- [Given information]:
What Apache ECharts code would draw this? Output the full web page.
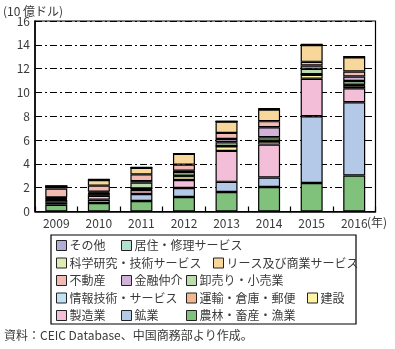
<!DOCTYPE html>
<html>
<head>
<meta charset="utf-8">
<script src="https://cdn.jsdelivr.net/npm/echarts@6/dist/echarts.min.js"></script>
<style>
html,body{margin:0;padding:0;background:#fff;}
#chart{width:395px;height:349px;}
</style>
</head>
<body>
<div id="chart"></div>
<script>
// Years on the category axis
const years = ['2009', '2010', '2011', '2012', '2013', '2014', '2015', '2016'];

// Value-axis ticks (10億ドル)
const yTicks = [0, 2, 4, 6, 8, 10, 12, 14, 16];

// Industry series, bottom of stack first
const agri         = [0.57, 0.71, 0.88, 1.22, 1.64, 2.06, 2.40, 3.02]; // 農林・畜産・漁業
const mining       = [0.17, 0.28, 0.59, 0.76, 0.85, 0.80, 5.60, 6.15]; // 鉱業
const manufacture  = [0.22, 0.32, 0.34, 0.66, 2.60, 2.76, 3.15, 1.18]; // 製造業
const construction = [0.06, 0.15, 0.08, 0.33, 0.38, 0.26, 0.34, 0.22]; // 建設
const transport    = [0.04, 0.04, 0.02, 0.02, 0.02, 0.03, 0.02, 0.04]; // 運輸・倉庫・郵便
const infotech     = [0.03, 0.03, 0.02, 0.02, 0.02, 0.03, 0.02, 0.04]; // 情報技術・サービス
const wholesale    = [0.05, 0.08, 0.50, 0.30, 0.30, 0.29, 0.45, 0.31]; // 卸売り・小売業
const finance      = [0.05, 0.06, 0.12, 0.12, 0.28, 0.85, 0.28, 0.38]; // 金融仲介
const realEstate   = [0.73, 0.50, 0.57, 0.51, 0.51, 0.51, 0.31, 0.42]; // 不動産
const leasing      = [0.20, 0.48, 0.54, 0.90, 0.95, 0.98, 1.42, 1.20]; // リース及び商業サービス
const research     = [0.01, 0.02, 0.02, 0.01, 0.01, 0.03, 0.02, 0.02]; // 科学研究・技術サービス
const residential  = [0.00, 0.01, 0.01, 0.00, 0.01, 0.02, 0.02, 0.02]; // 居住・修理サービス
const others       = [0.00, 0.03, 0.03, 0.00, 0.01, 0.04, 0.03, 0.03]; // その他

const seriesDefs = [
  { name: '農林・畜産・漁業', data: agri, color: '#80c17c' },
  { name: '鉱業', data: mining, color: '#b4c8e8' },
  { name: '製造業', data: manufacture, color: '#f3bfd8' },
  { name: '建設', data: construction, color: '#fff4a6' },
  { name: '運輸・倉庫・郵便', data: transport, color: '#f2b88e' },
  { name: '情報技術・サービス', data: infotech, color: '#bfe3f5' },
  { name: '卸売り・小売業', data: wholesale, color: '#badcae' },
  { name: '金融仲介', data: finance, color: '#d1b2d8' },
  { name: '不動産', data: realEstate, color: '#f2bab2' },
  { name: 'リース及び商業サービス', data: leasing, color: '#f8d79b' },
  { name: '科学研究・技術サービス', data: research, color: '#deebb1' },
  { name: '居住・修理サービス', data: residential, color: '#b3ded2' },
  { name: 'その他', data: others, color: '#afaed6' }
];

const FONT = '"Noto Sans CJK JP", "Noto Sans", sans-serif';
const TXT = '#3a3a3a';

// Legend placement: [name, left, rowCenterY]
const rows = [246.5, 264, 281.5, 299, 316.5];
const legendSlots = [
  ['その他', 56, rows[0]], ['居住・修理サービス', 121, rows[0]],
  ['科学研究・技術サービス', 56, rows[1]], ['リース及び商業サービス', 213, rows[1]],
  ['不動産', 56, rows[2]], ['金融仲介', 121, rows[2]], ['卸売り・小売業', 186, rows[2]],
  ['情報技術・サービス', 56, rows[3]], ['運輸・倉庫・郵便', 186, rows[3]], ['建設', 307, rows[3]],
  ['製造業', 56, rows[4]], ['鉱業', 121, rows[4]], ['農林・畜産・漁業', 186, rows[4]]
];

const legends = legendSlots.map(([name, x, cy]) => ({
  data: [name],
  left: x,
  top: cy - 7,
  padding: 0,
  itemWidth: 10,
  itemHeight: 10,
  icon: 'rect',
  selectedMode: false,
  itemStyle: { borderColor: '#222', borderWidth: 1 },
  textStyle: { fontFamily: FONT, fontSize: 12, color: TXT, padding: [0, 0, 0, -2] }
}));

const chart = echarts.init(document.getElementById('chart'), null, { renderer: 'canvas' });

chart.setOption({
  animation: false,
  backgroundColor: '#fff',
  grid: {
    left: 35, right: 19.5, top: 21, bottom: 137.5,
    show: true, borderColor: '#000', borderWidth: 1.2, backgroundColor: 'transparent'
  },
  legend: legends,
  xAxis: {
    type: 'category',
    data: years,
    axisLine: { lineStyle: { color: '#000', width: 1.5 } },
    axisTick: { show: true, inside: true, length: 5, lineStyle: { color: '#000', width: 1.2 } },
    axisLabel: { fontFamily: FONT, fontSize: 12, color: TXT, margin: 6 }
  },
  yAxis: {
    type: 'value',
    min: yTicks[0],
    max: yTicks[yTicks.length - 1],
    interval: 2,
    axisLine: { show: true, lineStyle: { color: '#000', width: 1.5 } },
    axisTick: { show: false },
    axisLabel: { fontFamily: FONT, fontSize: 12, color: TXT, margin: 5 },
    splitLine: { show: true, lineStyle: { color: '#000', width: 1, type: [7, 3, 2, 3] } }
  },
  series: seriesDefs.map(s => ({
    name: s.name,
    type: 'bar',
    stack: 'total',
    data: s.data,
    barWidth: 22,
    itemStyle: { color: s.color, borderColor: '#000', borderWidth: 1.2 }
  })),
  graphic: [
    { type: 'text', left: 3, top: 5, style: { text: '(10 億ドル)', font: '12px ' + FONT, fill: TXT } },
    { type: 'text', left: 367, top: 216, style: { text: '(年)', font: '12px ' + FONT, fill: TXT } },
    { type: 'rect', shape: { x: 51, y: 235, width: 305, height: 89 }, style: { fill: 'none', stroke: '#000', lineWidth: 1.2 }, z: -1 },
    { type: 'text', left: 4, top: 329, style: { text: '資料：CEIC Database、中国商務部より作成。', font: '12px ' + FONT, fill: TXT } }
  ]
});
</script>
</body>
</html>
---
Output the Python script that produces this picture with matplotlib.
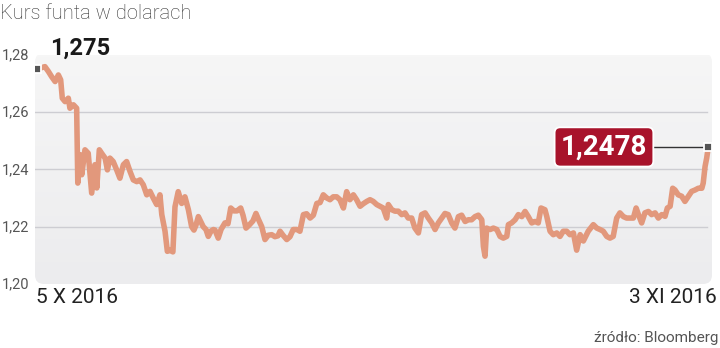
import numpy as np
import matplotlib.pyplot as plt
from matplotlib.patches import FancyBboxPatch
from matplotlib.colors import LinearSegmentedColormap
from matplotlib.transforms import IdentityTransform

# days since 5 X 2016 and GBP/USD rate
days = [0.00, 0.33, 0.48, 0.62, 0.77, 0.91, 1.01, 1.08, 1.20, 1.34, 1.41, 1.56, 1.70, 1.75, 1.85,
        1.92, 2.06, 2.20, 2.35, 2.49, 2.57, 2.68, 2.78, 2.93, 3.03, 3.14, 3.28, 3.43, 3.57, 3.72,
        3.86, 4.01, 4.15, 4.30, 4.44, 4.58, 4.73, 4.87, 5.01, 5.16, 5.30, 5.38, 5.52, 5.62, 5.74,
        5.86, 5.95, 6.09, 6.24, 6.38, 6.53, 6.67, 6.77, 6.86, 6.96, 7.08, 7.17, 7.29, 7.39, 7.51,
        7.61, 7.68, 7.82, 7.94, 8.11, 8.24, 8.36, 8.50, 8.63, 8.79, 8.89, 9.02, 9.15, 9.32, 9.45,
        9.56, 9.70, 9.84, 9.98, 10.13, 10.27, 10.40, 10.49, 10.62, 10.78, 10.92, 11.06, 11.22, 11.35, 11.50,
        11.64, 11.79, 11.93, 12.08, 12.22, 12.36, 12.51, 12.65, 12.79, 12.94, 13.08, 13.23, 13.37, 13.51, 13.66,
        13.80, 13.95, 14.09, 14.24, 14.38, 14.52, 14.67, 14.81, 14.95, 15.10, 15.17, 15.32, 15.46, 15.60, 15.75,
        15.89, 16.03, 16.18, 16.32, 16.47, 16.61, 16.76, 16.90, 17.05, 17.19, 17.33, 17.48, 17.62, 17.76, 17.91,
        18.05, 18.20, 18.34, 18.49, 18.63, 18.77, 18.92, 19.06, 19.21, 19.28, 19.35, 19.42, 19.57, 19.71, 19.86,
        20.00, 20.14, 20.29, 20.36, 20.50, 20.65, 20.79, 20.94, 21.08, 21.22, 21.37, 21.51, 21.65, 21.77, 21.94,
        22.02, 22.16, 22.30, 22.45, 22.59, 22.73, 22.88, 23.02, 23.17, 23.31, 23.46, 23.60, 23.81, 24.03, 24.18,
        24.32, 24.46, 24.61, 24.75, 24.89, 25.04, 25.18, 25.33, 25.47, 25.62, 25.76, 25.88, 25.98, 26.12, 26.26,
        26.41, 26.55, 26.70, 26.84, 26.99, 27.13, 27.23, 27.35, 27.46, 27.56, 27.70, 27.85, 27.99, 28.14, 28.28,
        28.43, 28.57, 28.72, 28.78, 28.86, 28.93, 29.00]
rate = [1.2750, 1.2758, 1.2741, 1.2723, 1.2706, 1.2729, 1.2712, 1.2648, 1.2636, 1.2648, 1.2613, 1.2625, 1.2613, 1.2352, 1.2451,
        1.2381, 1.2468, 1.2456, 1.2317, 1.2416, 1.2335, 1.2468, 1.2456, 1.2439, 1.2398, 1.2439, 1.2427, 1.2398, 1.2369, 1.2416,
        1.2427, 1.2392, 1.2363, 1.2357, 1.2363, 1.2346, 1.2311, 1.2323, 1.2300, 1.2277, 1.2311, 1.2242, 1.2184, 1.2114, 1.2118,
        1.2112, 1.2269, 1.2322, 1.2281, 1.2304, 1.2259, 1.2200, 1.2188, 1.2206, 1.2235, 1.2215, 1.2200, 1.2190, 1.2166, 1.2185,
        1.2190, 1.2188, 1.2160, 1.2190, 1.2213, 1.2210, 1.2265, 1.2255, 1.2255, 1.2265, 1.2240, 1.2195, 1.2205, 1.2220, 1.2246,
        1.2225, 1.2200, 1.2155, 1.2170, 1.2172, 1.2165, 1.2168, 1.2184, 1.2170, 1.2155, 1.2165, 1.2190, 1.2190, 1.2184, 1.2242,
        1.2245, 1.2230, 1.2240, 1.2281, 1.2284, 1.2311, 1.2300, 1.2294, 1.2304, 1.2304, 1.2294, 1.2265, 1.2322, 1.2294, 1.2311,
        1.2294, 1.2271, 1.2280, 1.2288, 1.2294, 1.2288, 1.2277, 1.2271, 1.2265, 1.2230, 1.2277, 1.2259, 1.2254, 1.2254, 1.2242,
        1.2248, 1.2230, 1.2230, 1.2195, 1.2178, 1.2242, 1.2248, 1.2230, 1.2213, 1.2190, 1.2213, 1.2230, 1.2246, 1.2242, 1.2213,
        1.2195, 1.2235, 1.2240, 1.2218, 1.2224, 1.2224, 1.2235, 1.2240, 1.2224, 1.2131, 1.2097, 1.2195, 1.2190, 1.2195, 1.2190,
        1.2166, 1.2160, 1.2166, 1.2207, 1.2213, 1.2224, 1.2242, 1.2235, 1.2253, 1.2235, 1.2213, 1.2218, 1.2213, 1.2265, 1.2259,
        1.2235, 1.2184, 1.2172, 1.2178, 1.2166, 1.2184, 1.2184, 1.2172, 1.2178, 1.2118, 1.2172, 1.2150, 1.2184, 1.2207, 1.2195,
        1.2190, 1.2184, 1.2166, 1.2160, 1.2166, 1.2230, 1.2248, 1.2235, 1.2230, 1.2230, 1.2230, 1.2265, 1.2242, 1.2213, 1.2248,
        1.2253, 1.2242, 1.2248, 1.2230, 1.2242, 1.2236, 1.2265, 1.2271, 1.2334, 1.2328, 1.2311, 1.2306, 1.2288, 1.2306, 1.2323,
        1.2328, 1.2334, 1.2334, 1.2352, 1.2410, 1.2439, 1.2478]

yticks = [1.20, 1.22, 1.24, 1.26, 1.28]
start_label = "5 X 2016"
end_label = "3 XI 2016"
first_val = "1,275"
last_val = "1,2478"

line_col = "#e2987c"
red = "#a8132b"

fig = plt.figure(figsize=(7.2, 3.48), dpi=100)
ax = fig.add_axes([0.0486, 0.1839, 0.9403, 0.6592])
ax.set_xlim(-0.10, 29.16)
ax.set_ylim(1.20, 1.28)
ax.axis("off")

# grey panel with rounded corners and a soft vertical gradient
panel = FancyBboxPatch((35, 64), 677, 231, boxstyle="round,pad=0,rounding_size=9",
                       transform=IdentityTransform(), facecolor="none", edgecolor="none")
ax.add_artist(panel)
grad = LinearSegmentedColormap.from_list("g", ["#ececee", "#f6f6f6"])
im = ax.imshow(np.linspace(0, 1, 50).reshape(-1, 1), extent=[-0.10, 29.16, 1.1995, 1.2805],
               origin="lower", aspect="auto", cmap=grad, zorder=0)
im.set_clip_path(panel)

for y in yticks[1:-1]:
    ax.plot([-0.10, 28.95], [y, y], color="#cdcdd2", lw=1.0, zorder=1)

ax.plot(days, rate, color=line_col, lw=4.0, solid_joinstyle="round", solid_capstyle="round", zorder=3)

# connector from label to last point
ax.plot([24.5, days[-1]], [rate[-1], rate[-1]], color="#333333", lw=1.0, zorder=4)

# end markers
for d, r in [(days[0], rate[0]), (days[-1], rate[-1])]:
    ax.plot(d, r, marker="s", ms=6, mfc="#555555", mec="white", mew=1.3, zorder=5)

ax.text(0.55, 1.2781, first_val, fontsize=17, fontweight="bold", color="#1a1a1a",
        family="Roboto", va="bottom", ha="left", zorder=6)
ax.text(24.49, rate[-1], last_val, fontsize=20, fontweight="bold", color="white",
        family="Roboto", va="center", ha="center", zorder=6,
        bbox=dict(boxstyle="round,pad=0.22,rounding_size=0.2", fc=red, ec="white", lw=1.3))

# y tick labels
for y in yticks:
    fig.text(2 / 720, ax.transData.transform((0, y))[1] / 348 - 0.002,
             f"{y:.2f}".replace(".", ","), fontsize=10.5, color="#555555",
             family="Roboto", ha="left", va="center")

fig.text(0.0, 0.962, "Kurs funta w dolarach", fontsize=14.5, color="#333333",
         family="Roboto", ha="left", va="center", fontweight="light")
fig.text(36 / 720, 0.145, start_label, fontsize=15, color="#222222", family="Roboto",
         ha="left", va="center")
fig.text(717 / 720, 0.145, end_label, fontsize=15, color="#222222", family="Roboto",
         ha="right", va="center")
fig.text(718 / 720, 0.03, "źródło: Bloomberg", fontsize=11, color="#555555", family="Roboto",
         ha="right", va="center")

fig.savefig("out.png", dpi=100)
* * *
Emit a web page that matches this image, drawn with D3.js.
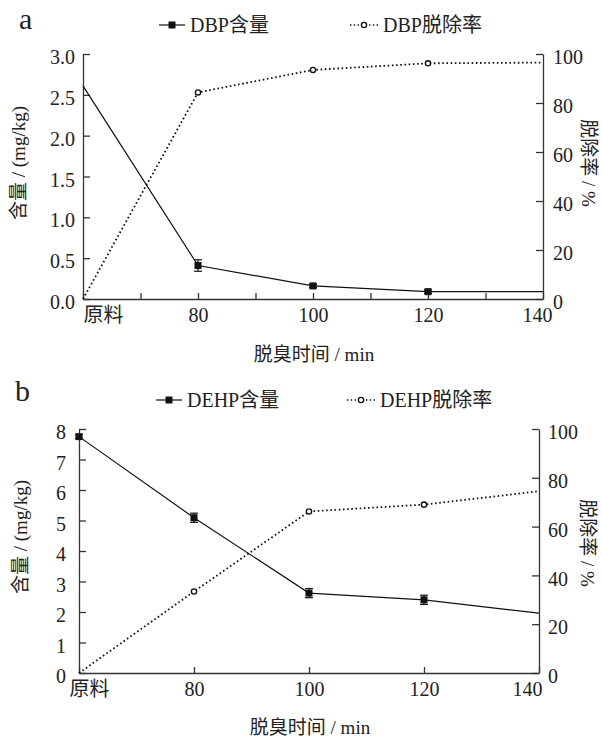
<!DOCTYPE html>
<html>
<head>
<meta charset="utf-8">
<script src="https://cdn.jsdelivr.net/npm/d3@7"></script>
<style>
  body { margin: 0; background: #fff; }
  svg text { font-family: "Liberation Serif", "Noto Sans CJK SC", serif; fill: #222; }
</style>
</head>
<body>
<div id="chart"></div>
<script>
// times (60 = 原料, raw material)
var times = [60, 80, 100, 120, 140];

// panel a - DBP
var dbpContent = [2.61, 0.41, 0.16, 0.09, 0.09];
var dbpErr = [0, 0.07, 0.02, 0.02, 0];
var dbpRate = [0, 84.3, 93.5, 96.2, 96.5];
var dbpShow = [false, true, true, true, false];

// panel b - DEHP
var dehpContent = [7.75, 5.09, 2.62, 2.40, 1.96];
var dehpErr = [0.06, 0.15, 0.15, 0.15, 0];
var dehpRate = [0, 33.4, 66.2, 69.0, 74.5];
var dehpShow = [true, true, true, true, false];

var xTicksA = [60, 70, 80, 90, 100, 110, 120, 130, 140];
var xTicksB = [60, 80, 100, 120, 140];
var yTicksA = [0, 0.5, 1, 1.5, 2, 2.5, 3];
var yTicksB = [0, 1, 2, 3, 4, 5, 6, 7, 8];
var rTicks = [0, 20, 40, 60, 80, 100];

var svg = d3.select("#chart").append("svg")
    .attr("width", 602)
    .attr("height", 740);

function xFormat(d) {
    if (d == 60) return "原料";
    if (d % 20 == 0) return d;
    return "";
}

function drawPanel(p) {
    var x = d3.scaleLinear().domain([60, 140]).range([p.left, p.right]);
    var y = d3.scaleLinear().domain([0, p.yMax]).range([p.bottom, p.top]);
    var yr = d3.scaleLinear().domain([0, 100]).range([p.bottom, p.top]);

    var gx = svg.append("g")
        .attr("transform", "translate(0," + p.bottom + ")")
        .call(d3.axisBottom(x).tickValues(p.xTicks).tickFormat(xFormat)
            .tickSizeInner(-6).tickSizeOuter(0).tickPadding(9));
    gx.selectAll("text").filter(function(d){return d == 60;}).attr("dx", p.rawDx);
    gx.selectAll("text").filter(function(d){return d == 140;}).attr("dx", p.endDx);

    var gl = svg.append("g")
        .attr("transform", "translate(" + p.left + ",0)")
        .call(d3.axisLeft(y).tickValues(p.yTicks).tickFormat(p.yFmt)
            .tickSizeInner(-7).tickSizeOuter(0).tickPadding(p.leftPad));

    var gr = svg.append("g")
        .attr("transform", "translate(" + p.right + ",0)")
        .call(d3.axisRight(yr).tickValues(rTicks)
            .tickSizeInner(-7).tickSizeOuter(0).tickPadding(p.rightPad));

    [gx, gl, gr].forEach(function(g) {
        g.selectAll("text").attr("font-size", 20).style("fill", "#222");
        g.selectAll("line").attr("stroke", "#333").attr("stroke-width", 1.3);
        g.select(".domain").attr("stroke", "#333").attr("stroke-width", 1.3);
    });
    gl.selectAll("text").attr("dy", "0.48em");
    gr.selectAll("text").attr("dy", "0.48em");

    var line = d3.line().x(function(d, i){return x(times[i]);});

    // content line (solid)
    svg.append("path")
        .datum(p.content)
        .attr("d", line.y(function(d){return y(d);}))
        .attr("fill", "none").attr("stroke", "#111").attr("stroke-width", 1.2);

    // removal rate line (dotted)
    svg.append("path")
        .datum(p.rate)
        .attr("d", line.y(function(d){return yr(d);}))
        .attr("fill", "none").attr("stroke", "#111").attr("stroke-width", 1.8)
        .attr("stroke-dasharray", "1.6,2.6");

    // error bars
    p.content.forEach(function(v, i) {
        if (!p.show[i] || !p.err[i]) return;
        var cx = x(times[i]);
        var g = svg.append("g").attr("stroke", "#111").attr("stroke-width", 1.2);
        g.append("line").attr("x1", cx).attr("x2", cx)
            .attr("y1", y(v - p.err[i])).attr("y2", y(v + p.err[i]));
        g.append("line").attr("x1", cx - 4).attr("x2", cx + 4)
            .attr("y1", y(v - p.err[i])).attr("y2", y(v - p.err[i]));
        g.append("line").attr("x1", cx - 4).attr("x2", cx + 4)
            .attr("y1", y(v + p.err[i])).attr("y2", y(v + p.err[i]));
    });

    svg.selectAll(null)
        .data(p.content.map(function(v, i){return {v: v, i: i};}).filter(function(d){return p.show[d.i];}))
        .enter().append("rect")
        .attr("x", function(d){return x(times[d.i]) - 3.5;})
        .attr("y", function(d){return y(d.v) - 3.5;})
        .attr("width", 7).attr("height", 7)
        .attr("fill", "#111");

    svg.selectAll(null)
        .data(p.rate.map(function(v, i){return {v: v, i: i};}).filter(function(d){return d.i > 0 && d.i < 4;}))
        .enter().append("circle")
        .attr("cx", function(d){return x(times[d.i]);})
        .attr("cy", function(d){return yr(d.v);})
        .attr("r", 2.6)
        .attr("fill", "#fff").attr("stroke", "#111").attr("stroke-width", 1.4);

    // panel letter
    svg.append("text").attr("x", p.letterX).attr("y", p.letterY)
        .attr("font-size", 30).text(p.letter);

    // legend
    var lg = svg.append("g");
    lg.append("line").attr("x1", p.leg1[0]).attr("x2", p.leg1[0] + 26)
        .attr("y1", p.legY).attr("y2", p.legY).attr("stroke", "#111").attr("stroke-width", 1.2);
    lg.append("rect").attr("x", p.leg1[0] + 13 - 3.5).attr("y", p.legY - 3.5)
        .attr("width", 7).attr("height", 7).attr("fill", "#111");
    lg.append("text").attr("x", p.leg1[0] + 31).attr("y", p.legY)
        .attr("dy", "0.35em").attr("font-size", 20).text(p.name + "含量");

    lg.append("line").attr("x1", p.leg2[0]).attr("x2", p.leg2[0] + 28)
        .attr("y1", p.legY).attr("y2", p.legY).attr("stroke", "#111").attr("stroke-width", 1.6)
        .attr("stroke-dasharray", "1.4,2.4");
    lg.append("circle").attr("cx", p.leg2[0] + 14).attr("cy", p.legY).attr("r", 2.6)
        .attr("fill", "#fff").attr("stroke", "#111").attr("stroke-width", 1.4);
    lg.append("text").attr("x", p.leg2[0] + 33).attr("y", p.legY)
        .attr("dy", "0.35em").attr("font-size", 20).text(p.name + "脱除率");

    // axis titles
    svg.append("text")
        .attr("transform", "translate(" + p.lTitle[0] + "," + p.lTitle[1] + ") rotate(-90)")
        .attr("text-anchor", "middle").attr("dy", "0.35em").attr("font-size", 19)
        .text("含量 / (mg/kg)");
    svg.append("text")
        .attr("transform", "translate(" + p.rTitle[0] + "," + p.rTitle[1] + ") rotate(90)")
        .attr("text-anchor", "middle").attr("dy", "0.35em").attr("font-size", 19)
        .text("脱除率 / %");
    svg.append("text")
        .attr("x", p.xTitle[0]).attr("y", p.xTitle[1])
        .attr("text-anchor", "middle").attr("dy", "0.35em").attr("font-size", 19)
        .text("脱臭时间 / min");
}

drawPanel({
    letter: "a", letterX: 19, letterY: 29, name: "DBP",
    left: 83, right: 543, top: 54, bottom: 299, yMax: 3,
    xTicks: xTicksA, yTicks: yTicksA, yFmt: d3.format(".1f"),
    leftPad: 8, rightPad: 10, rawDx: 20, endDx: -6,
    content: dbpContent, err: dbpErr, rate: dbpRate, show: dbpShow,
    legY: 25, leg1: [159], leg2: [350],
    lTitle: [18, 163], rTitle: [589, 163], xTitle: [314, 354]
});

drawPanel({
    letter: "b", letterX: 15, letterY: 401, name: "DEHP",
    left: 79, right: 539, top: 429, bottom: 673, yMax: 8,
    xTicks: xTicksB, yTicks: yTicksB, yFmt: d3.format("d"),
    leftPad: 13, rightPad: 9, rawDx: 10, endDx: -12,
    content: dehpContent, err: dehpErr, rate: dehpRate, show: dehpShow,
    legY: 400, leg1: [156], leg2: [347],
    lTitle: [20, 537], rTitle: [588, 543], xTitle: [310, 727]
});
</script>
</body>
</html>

- [Exercise task]: In the records above, collect each line with "Output".

- [Response for this exercise]:
What Apache ECharts code would draw this? Output the full web page.
Output the Python script that produces this picture with matplotlib.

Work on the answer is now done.